Where Echo hardened images fit
For teams chasing the federal market, the gap between CIS hygiene and FedRAMP-ready is where most engineering hours disappear. CIS Benchmarks tell you to harden your container images. FedRAMP requires those images to use FIPS-validated cryptography, pass DISA STIG checks, and ship with verifiable provenance. Doing all of that, on every image, on every release, by hand, is what burns out platform teams.
Echo ships pre-hardened, FIPS-validated, STIG-compliant container images with continuous CVE management, automated POA&M reporting, and SBOMs in SPDX and CycloneDX. The CIS controls become checkboxes you can demonstrate, not roadmap items you are still working on.
If you are building toward FedRAMP and want to skip the months of base-image plumbing, request a demo - or browse the FedRAMP posts above to map out the rest of the journey.
FAQ
Do I need to implement CIS Controls and NIST CSF separately? No - they are designed to work together. NIST CSF provides the strategic vocabulary for executive and audit conversations, while CIS Controls give engineers the concrete, actionable safeguards to implement. CIS publishes official mappings between the two, so work done against CIS automatically maps to NIST CSF subcategories without maintaining separate programs.
What are CIS Implementation Groups, and which one should we start with? Implementation Groups (IG1, IG2, IG3) tier the 18 CIS Controls by organizational size and risk profile. Most teams start with IG1 - its 56 safeguards cover foundational hygiene like asset inventory, account management, and patching. IG1 represents the minimum security baseline recommended for any organization, regardless of size or industry.
Are CIS Benchmarks enough on their own to pass a FedRAMP audit? No. CIS Benchmarks satisfy key configuration management controls (CM-6, CM-7) within FedRAMP's NIST SP 800-53 baseline, but federal compliance also requires FIPS 140-2/140-3 validated cryptography, DISA STIG hardening, and detailed artifacts like System Security Plans and POA&M reports that a 3PAO assessor can verify.
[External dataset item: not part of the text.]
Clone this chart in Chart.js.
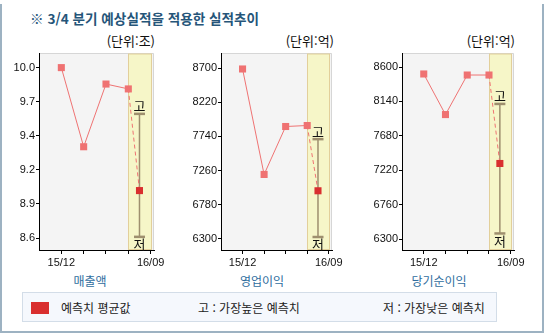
<!DOCTYPE html>
<html lang="ko">
<head>
<meta charset="utf-8">
<script src="https://cdn.jsdelivr.net/npm/chart.js@4/dist/chart.umd.min.js"></script>
<style>
  html, body { margin: 0; padding: 0; background: #fff; }
  body { width: 544px; height: 333px; position: relative; overflow: hidden;
         font-family: "Noto Sans CJK KR", "Noto Sans", sans-serif; }
  .frame { position: absolute; left: 0; top: 4px; width: 540px; height: 327px;
           border-left: 2px solid #9db2c2; border-right: 2px solid #9db2c2; border-bottom: 2px solid #9db2c2; }
  .title { position: absolute; left: 30px; top: 8px; font-size: 13.6px; font-weight: bold;
           color: #255579; white-space: nowrap; }
  .unit { position: absolute; top: 31px; font-size: 13px; color: #111; white-space: nowrap; text-align: right; }
  .cat { position: absolute; top: 272px; font-size: 12px; color: #2f6d9e; white-space: nowrap; text-align: center; }
  canvas.c { position: absolute; }
  .legend { position: absolute; left: 22px; top: 292px; width: 473px; height: 28px;
            background: #f5f8fd; border: 1px solid #d3dde8; }
  .legend span { position: absolute; top: 6px; font-size: 12px; color: #222; white-space: nowrap; }
  .swatch { position: absolute; left: 8px; top: 9px; width: 18px; height: 12px; background: #d92f2f; }
</style>
</head>
<body>
<div class="frame"></div>
<div class="title">※ 3/4 분기 예상실적을 적용한 실적추이</div>

<div class="unit" style="left:55px;width:100px;">(단위:조)</div>
<div class="unit" style="left:234px;width:100px;">(단위:억)</div>
<div class="unit" style="left:415px;width:100px;">(단위:억)</div>

<canvas class="c" id="c1" style="left:0px;top:45px;" width="170" height="225"></canvas>
<canvas class="c" id="c2" style="left:182px;top:45px;" width="166" height="225"></canvas>
<canvas class="c" id="c3" style="left:363px;top:45px;" width="167" height="225"></canvas>

<div class="cat" style="left:50px;width:80px;">매출액</div>
<div class="cat" style="left:222px;width:80px;">영업이익</div>
<div class="cat" style="left:399px;width:80px;">당기순이익</div>

<div class="legend">
  <div class="swatch"></div>
  <span style="left:38px;">예측치 평균값</span>
  <span style="left:175px;">고 : 가장높은 예측치</span>
  <span style="left:360px;">저 : 가장낮은 예측치</span>
</div>

<script>
// Quarter positions and axis labels
const xPositions = [0, 1, 2, 3];
const xTickValues = [0, 1, 2, 3, 4];
const xTickLabels = ['15/12', '', '', '', '16/09'];
const forecastX = 3.5;

// 매출액 (조)
const salesValues = [10.0, 9.35, 9.865, 9.825];
const salesForecast = 8.99;
const salesHigh = 9.62;
const salesLow = 8.61;
const salesTicks = [8.6, 8.88, 9.16, 9.44, 9.72, 10.0];
const salesTickLabels = ['8.6', '8.9', '9.2', '9.4', '9.7', '10.0'];

// 영업이익 (억)
const opValues = [8690, 7205, 7880, 7894];
const opForecast = 6975;
const opHigh = 7702;
const opLow = 6324;
const opTicks = [6300, 6780, 7260, 7740, 8220, 8700];
const opTickLabels = ['6300', '6780', '7260', '7740', '8220', '8700'];

// 당기순이익 (억)
const netValues = [8507, 7965, 8493, 8493];
const netForecast = 7312;
const netHigh = 8107;
const netLow = 6378;
const netTicks = [6300, 6760, 7220, 7680, 8140, 8600];
const netTickLabels = ['6300', '6760', '7220', '7680', '8140', '8600'];

const LINE = '#ef7373';
const MARK = '#ef7272';
const AVG = '#d92f2f';
const RANGE = '#9e8f6e';
const TICK_FONT = { family: '"Liberation Sans", Arial, sans-serif', size: 11 };

// Plot background, frame and forecast band
const panelPlugin = {
  id: 'panel',
  beforeDraw(chart) {
    const { ctx, chartArea: a, scales: { x } } = chart;
    ctx.save();
    ctx.fillStyle = '#f4f4f4';
    ctx.fillRect(a.left, a.top, a.right - a.left, a.bottom - a.top);
    ctx.strokeStyle = '#d6d6d6';
    ctx.lineWidth = 1;
    ctx.beginPath();
    ctx.moveTo(a.left, a.top + 0.5);
    ctx.lineTo(a.right - 0.5, a.top + 0.5);
    ctx.lineTo(a.right - 0.5, a.bottom);
    ctx.stroke();
    const bx0 = Math.round(x.getPixelForValue(3)) + 0.5;
    const bx1 = Math.round(x.getPixelForValue(4)) + 0.5;
    ctx.fillStyle = '#f6f6c8';
    ctx.fillRect(bx0, a.top + 1, bx1 - bx0, a.bottom - a.top - 1);
    ctx.strokeStyle = '#e2cf9a';
    ctx.strokeRect(bx0, a.top + 1, bx1 - bx0, a.bottom - a.top - 1.5);
    ctx.restore();
  },
  afterDatasetsDraw(chart) {
    const { ctx, scales: { x, y } } = chart;
    const r = chart.options.plugins.panel;
    const px = x.getPixelForValue(forecastX);
    ctx.save();
    ctx.fillStyle = '#111';
    ctx.font = '13px "Noto Sans CJK KR", sans-serif';
    ctx.textAlign = 'center';
    ctx.textBaseline = 'bottom';
    ctx.fillText('고', px, y.getPixelForValue(r.high) - 1);
    ctx.textBaseline = 'top';
    ctx.fillText('저', px, y.getPixelForValue(r.low) + 1);
    ctx.restore();
  }
};

function makeChart(id, values, forecast, high, low, ticks, tickLabels, yMin, yMax) {
  const actual = xPositions.map((x, i) => ({ x, y: values[i] }));
  const last = actual[actual.length - 1];
  return new Chart(document.getElementById(id), {
    type: 'line',
    data: {
      datasets: [
        { // forecast average
          data: [{ x: forecastX, y: forecast }],
          showLine: false, pointStyle: 'rect', pointRadius: 5,
          pointBackgroundColor: AVG, pointBorderColor: AVG, pointBorderWidth: 0, order: 0
        },
        { // reported results
          data: actual, borderColor: LINE, borderWidth: 1,
          pointStyle: 'rect', pointRadius: 5,
          pointBackgroundColor: MARK, pointBorderColor: MARK, pointBorderWidth: 0, order: 1
        },
        { // link to forecast
          data: [last, { x: forecastX, y: forecast }],
          borderColor: LINE, borderWidth: 1, borderDash: [4, 3], pointRadius: 0, order: 2
        },
        { // forecast range
          data: [{ x: forecastX, y: low }, { x: forecastX, y: high }],
          borderColor: RANGE, borderWidth: 1.5,
          pointStyle: 'line', pointRadius: 5.5, pointBorderWidth: 2.5,
          pointBorderColor: RANGE, pointBackgroundColor: RANGE, order: 3
        }
      ]
    },
    options: {
      responsive: false,
      animation: false,
      events: [],
      layout: { padding: { left: 0, right: 16, top: 0, bottom: 0 } },
      plugins: {
        legend: { display: false },
        tooltip: { enabled: false },
        panel: { high, low }
      },
      scales: {
        x: {
          type: 'linear', min: -1, max: 4.15,
          afterBuildTicks: s => { s.ticks = xTickValues.map(v => ({ value: v })); },
          afterFit: s => { s.height = 20; },
          ticks: {
            autoSkip: false, maxRotation: 0, padding: 2, color: '#111', font: TICK_FONT,
            callback: (v, i) => xTickLabels[i]
          },
          grid: { drawOnChartArea: false, drawTicks: true, tickLength: 4, color: '#000' },
          border: { display: true, color: '#000', width: 1 }
        },
        y: {
          type: 'linear', min: yMin, max: yMax,
          afterBuildTicks: s => { s.ticks = ticks.map(v => ({ value: v })); },
          afterFit: s => { s.width = 39; },
          ticks: {
            autoSkip: false, padding: 1, color: '#111', font: TICK_FONT,
            callback: (v, i) => tickLabels[i]
          },
          grid: { drawOnChartArea: false, drawTicks: true, tickLength: 3, color: '#000' },
          border: { display: true, color: '#000', width: 1 }
        }
      }
    },
    plugins: [panelPlugin]
  });
}

makeChart('c1', salesValues, salesForecast, salesHigh, salesLow, salesTicks, salesTickLabels, 8.502, 10.12);
makeChart('c2', opValues, opForecast, opHigh, opLow, opTicks, opTickLabels, 6141, 8915);
makeChart('c3', netValues, netForecast, netHigh, netLow, netTicks, netTickLabels, 6157, 8787);
</script>
</body>
</html>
How does Echo help teams close the gap between CIS and FedRAMP? Echo ships pre-hardened container images that are FIPS-validated, STIG-compliant, and backed by continuous CVE management - covering the ground between a solid CIS baseline and what FedRAMP actually requires. It also automates POA&M reporting and generates SBOMs in both SPDX and CycloneDX formats, turning months of manual base-image work into verifiable compliance checkboxes.
What is the difference between CIS Controls and CIS Benchmarks? CIS Controls are the 18 high-level security categories - covering areas like inventory management, vulnerability management, and incident response - with specific safeguards under each. CIS Benchmarks are the technology-specific configuration baselines (for OS, cloud, containers, etc.) that translate those controls into exact settings. Benchmarks are how you operationalize the Controls in production.